Step 9: Visit every aisle in the shop. But reframe each aisle as a level in the American Ninja Warrior or Beastmaster show. We are now playing Ultimate Hardcore Grocery Challenge. Each aisle/level has different challenges – some have pillars in them, some have people going up the aisle on the left and on the right, some have that person stopped right in the middle that holds up traffic both ways, some have people you need to stop and chat to, it’s all part of the game.
Step 10: Check the list at the end. Do you have everything or is it time for a bonus round?
Step 11: Pick a checkout with a friendly check out chick/chap that you can chat to. Remember to try not to wince when the total comes through, you’ll be eating this stuff until the end of January.
Step 12: Putting it all away when you get home is part of the game. Or is it a new game? Tetris, maybe.
I know that everyone says that they don’t feel Christmassy and all every year, but I was definitely feeling something different about the end of the year this year, and just now it hit me what it is.
Both my children have finished school. This is the first year in 18 years that I haven’t had an ‘end of school’ routine with a child. I haven’t had any final assemblies, any prizes or awards, any end of year activity days.

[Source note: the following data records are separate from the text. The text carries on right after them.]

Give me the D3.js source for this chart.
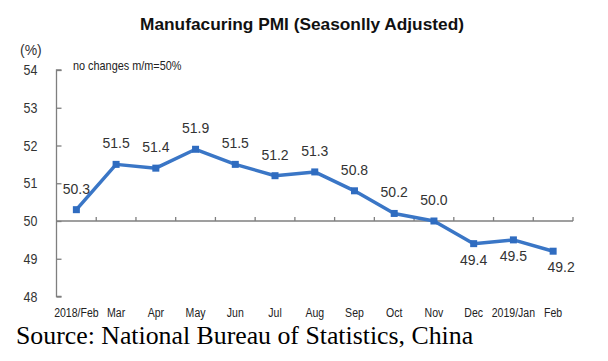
<!DOCTYPE html>
<html>
<head>
<meta charset="utf-8">
<script src="https://cdn.jsdelivr.net/npm/d3@7"></script>
<style>
  body { margin: 0; background: #fff; }
  svg { display: block; }
  text { font-family: "Liberation Sans", Arial, sans-serif; }
</style>
</head>
<body>
<div id="chart"></div>
<script>
// monthly PMI, seasonally adjusted
var months = ["2018/Feb", "Mar", "Apr", "May", "Jun", "Jul", "Aug", "Sep", "Oct", "Nov", "Dec", "2019/Jan", "Feb"];
var pmi = [50.3, 51.5, 51.4, 51.9, 51.5, 51.2, 51.3, 50.8, 50.2, 50.0, 49.4, 49.5, 49.2];
var labelSide = ["above", "above", "above", "above", "above", "above", "above", "above", "above", "above", "below", "below", "below"];
var yTicks = [48, 49, 50, 51, 52, 53, 54];

var width = 608, height = 361;
var svg = d3.select('#chart').append('svg').attr('width', width).attr('height', height);

var x = d3.scaleBand().domain(months).range([56.5, 573]);
var y = d3.scaleLinear().domain([48, 54]).range([296.5, 70]);

// narrow text: squeeze horizontally since no condensed font is around
function narrow(sel, sx) {
    sel.attr('transform', function () {
        var t = d3.select(this);
        var tx = +t.attr('x'), ty = +t.attr('y');
        t.attr('x', 0).attr('y', 0);
        return 'translate(' + tx + ',' + ty + ') scale(' + sx + ',1)';
    });
}

svg.append('text').attr('x', 302).attr('y', 30).attr('text-anchor', 'middle')
    .style('font-weight', 'bold').style('font-size', '17.3px').style('fill', '#111')
    .text('Manufacuring PMI (Seasonlly Adjusted)');

svg.append('text').attr('x', 20).attr('y', 55)
    .style('font-size', '14px').style('fill', '#333')
    .text('(%)');

svg.append('text').attr('x', 73).attr('y', 70)
    .style('font-size', '12.5px').style('fill', '#222')
    .text('no changes m/m=50%').call(narrow, 0.87);

// y axis, ticks pointing inward
var yAxis = d3.axisRight(y).tickValues(yTicks).tickSize(5).tickFormat(d3.format('d'));
var gy = svg.append('g').attr('transform', 'translate(' + x.range()[0] + ',0)').call(yAxis);
gy.select('.domain').attr('d', 'M5,' + y(54) + 'H0V' + y(48) + 'H5').attr('stroke', '#7f7f7f').attr('stroke-width', 1.3);
gy.selectAll('.tick line').attr('stroke', '#7f7f7f').attr('stroke-width', 1.3);
gy.selectAll('.tick text').attr('x', 0).attr('text-anchor', 'end')
    .style('font-size', '14.5px').style('fill', '#333')
    .attr('transform', 'translate(-19,0) scale(0.86,1)');

// 50 line as the category axis
var bounds = months.map(function (m) { return x(m) + x.bandwidth(); });
svg.append('line').attr('x1', x.range()[0]).attr('x2', x.range()[1]).attr('y1', y(50)).attr('y2', y(50))
    .attr('stroke', '#7f7f7f').attr('stroke-width', 1.3);
svg.selectAll('.xtick').data(bounds).enter().append('line').attr('class', 'xtick')
    .attr('x1', function (d) { return d; }).attr('x2', function (d) { return d; })
    .attr('y1', y(50)).attr('y2', y(50) - 4)
    .attr('stroke', '#7f7f7f').attr('stroke-width', 1.3);

// month labels below plot
svg.selectAll('.xlab').data(months).enter().append('text').attr('class', 'xlab')
    .attr('x', function (d) { return x(d) + x.bandwidth() / 2; })
    .attr('y', 317).attr('text-anchor', 'middle')
    .style('font-size', '13.5px').style('fill', '#222')
    .text(function (d) { return d; })
    .call(narrow, 0.78);

var line = d3.line()
    .x(function (d, i) { return x(months[i]) + x.bandwidth() / 2; })
    .y(function (d) { return y(d); });

svg.append('path').datum(pmi).attr('d', line)
    .attr('fill', 'none').attr('stroke', '#3a76c6').attr('stroke-width', 3.5).attr('stroke-linejoin', 'round');

svg.selectAll('.pt').data(pmi).enter().append('rect').attr('class', 'pt')
    .attr('x', function (d, i) { return x(months[i]) + x.bandwidth() / 2 - 3.5; })
    .attr('y', function (d) { return y(d) - 3.5; })
    .attr('width', 7).attr('height', 7).attr('fill', '#2f6cc0');

svg.selectAll('.vl').data(pmi).enter().append('text').attr('class', 'vl')
    .attr('x', function (d, i) { return x(months[i]) + x.bandwidth() / 2 + (i == 12 ? 8 : 0); })
    .attr('y', function (d, i) { return labelSide[i] == 'above' ? y(d) - 16 : y(d) + 21; })
    .attr('text-anchor', 'middle')
    .style('font-size', '14px').style('fill', '#333')
    .text(function (d) { return d.toFixed(1); });

svg.append('text').attr('x', 16).attr('y', 344)
    .style('font-family', '"Liberation Serif", "Times New Roman", serif').style('font-size', '25.8px').style('fill', '#000')
    .text('Source: National Bureau of Statistics, China');
</script>
</body>
</html>
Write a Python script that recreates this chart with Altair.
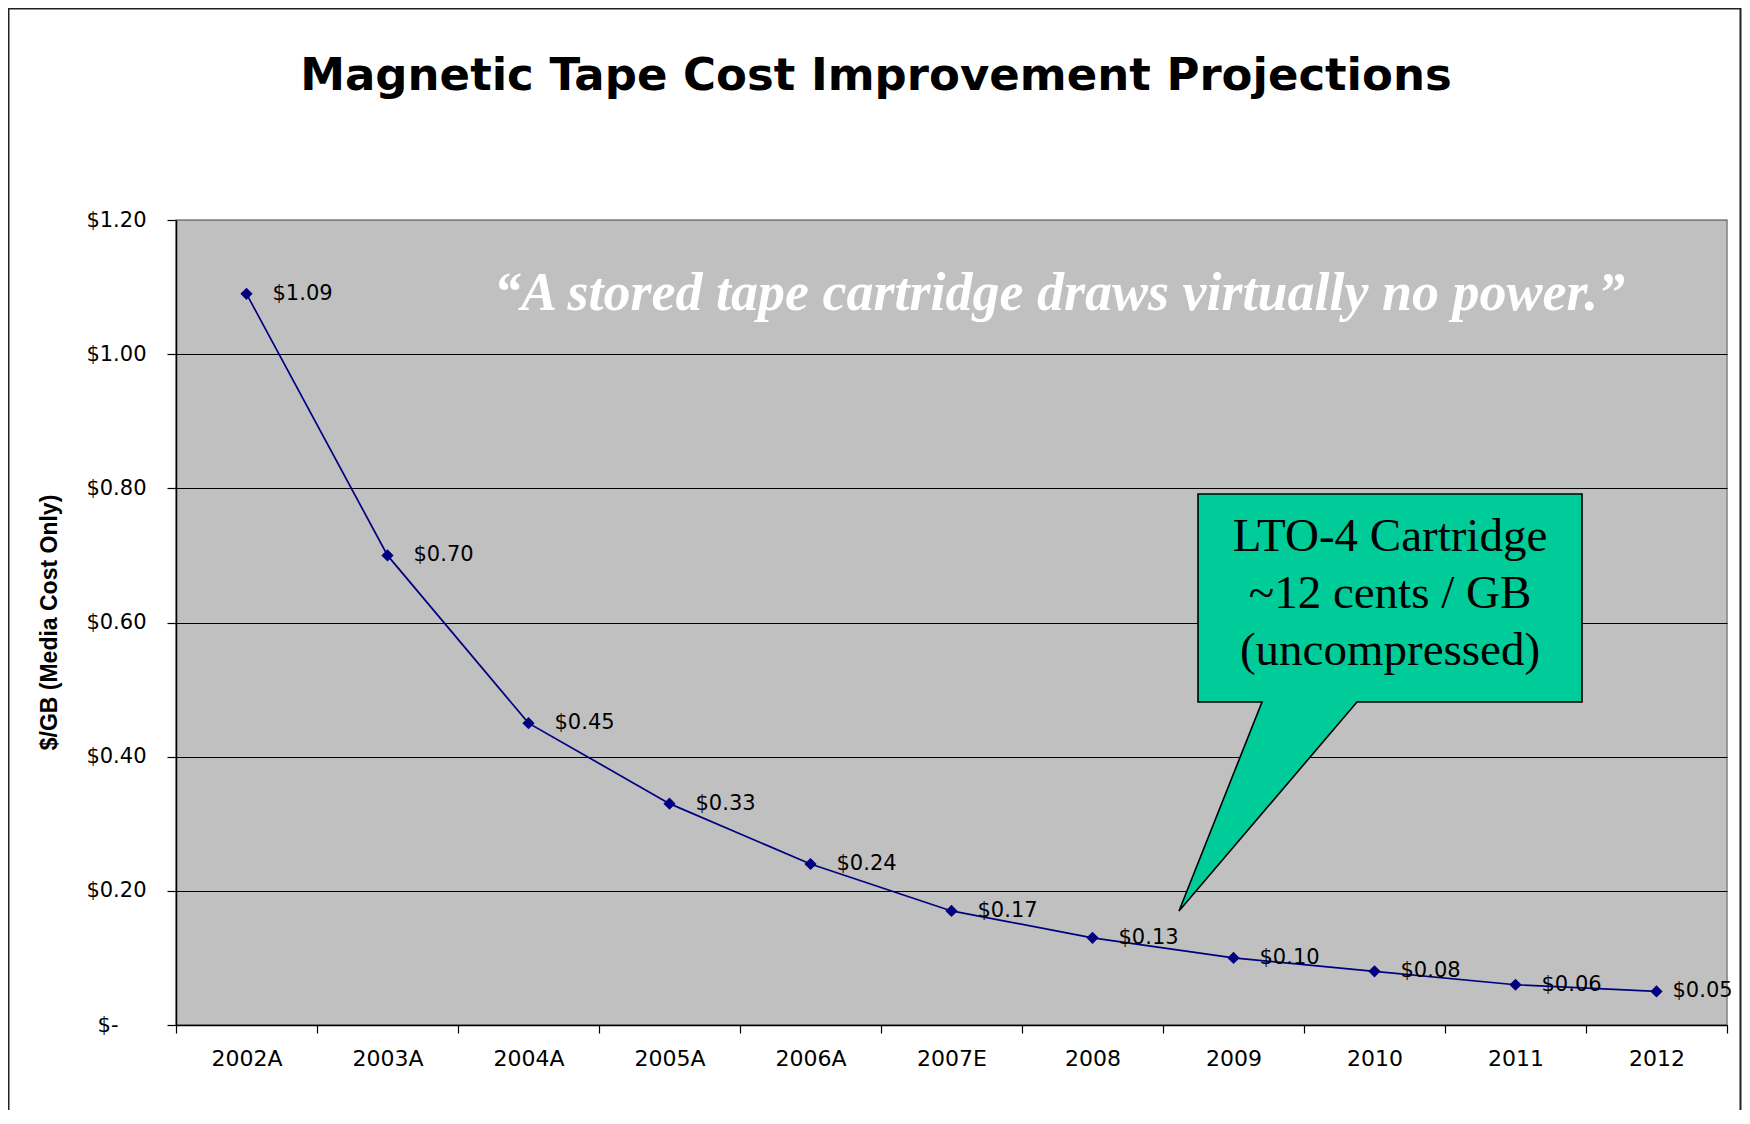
import altair as alt
import pandas as pd

# ---- data ----
years = ["2002A", "2003A", "2004A", "2005A", "2006A", "2007E",
         "2008", "2009", "2010", "2011", "2012"]
cost = [1.09, 0.70, 0.45, 0.33, 0.24, 0.17, 0.13, 0.10, 0.08, 0.06, 0.05]
y_ticks = [0, 0.2, 0.4, 0.6, 0.8, 1.0, 1.2]

title_text = "Magnetic Tape Cost Improvement Projections"
y_title = "$/GB (Media Cost Only)"
quote = "\u201cA stored tape cartridge draws virtually no power.\u201d"
callout_lines = ["LTO-4 Cartridge", "~12 cents / GB", "(uncompressed)"]

W, H = 1551, 805

df = pd.DataFrame({"year": years, "cost": cost})
df["label"] = ["$%.2f" % v for v in cost]
df["last"] = [i == len(years) - 1 for i in range(len(years))]
one = pd.DataFrame({"k": [0]})

x_enc = alt.X(
    "year:N", sort=years,
    scale=alt.Scale(type="band", paddingInner=0, paddingOuter=0),
    bandPosition=0.5,
    axis=alt.Axis(title=None, tickBand="extent", labelAngle=0, grid=False,
                  tickSize=8, labelPadding=15, labelFont="DejaVu Sans",
                  labelFontSize=22, labelColor="black", domainColor="black",
                  domainWidth=1.5, tickColor="black", tickWidth=1.2),
)
y_enc = alt.Y(
    "cost:Q",
    scale=alt.Scale(domain=[0, 1.2], nice=False, zero=True),
    axis=alt.Axis(
        values=y_ticks, title=None, grid=True,
        gridColor={"condition": {"test": "datum.value > 1.19", "value": "#808080"},
                   "value": "black"},
        gridWidth=1.2,
        labelExpr="datum.value == 0 ? '$-' : '$' + format(datum.value, '.2f')",
        labelPadding={"condition": {"test": "datum.value == 0", "value": 49},
                      "value": 21},
        tickSize=9, labelFont="DejaVu Sans", labelFontSize=21,
        labelColor="black", domainColor="black", domainWidth=1.5,
        tickColor="black", tickWidth=1.2,
    ),
)

base = alt.Chart(df)

border = alt.Chart(one).mark_rect(fillOpacity=0, stroke="#222222", strokeWidth=2).encode(
    x=alt.value(-167.5), x2=alt.value(1564.5), y=alt.value(-211.5), y2=alt.value(950)
)

line = base.mark_line(color="#000080", strokeWidth=1.7).encode(x=x_enc, y=y_enc)
pts = base.mark_point(shape="diamond", filled=True, size=150, color="#000080",
                      opacity=1).encode(x=x_enc, y=y_enc)
labels = base.mark_text(align="left", baseline="middle", dx=26, font="DejaVu Sans",
                        fontSize=21, color="black").encode(
    x=x_enc, y=y_enc, text="label:N").transform_filter("!datum.last")
label_last = base.mark_text(align="left", baseline="middle", dx=16, font="DejaVu Sans",
                            fontSize=21, color="black").encode(
    x=x_enc, y=y_enc, text="label:N").transform_filter("datum.last")

quote_layer = alt.Chart(one).mark_text(
    font="Liberation Serif", fontSize=54, fontStyle="italic", fontWeight="bold",
    color="white", align="center", baseline="alphabetic"
).encode(x=alt.value(883.5), y=alt.value(90), text=alt.value(quote))

callout_path = "M1022,274 L1406,274 L1406,482 L1181,482 L1003,691 L1086,482 L1022,482 Z"
callout = alt.Chart(one).mark_point(
    shape=callout_path, size=4, filled=True, fill="#00CC99", stroke="black",
    strokeWidth=1.6, opacity=1
).encode(x=alt.value(0), y=alt.value(0))

callout_texts = [
    alt.Chart(one).mark_text(font="Liberation Serif", fontSize=47, color="black",
                             align="center", baseline="alphabetic").encode(
        x=alt.value(1214), y=alt.value(yy), text=alt.value(t))
    for t, yy in zip(callout_lines, [331, 388, 445])
]

title_layer = alt.Chart(one).mark_text(
    font="DejaVu Sans", fontSize=45, fontWeight="bold", color="black",
    align="center", baseline="alphabetic"
).encode(x=alt.value(700), y=alt.value(-130), text=alt.value(title_text))

ytitle_layer = alt.Chart(one).mark_text(
    font="Liberation Sans", fontSize=23, fontWeight="bold", color="black",
    align="center", baseline="middle", angle=270
).encode(x=alt.value(-126), y=alt.value(402.5), text=alt.value(y_title))

chart = alt.layer(
    line, pts, labels, label_last, quote_layer, callout, *callout_texts,
    title_layer, ytitle_layer, border
).properties(
    width=W, height=H,
    autosize=alt.AutoSizeParams(type="none"),
    padding={"left": 168, "top": 212, "right": 15, "bottom": 85},
    background="white",
).configure_view(
    fill="#C0C0C0", stroke="#808080", strokeWidth=1.5
)

chart.save("out.html", embed_options={"renderer": "svg", "actions": False})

And yes, Moz is still a teacher, and would normally attend all these things, giving me some sense of normalcy, but this year he got hit with the horrible cold thing – the one that ends with the everlasting hacking cough (apparently) – and wasn’t able to attend any of the end of year things for his school at all.
And while I’ve finished up work for the year, I’ve been doing that slowly and in pieces for a few weeks now. There was no big last-day marker.
So this year the end of the year has come in a dropwise, petering out, unmarked fashion.
And it feels weird.
But in another way, it’s been really nice. We’ve taken it slow. Our tree isn’t up yet (the picture is from 2013) and I’m not worried about it.
Tonight the kids both come home – Jess from Canberra, and Caleb from a four-day road trip – and tonight we will start to celebrate Christmas and end-of-year-ness together. I’m really looking forward to it.
With two adult children we’re starting a new set of traditions.
I have a friend who has moved to a small mining town in Western Australia. This will be her second Christmas ever without her wider family around. She also needs to start a new set of traditions. And I think she’s feeling a little weird too.
Then there’s my friend whose father-in-law passed away just last night, and things have changed for that family too.
We have such high expectations for the Christmas period. We build them year by year. We can do it all ourselves but we’re given unhelpful help from Christmas movies, TV shows, advertising, and all the marketing guff that goes on.
For some people this time of year is incredibly hard as they battle loneliness, addictions, and so on. But even for those of us blessed with happy families and first-world wealth the changes that each year brings can shock us and hurt us as we approach a milestone like Christmas Day.
I find it helpful to go back to the foundations. For me, the foundation of Christmas is the celebration of the birth of Christ. That is enough for a huge celebration no matter where I am or what I’m doing.
The second foundation stone for me is the celebration of family. My own husband and children, my parents and siblings, my in-laws, and my church family. No matter what the day brings I have so much to be grateful for.
I hope that you can find something to be grateful for this Christmas, even if you celebrate through tears.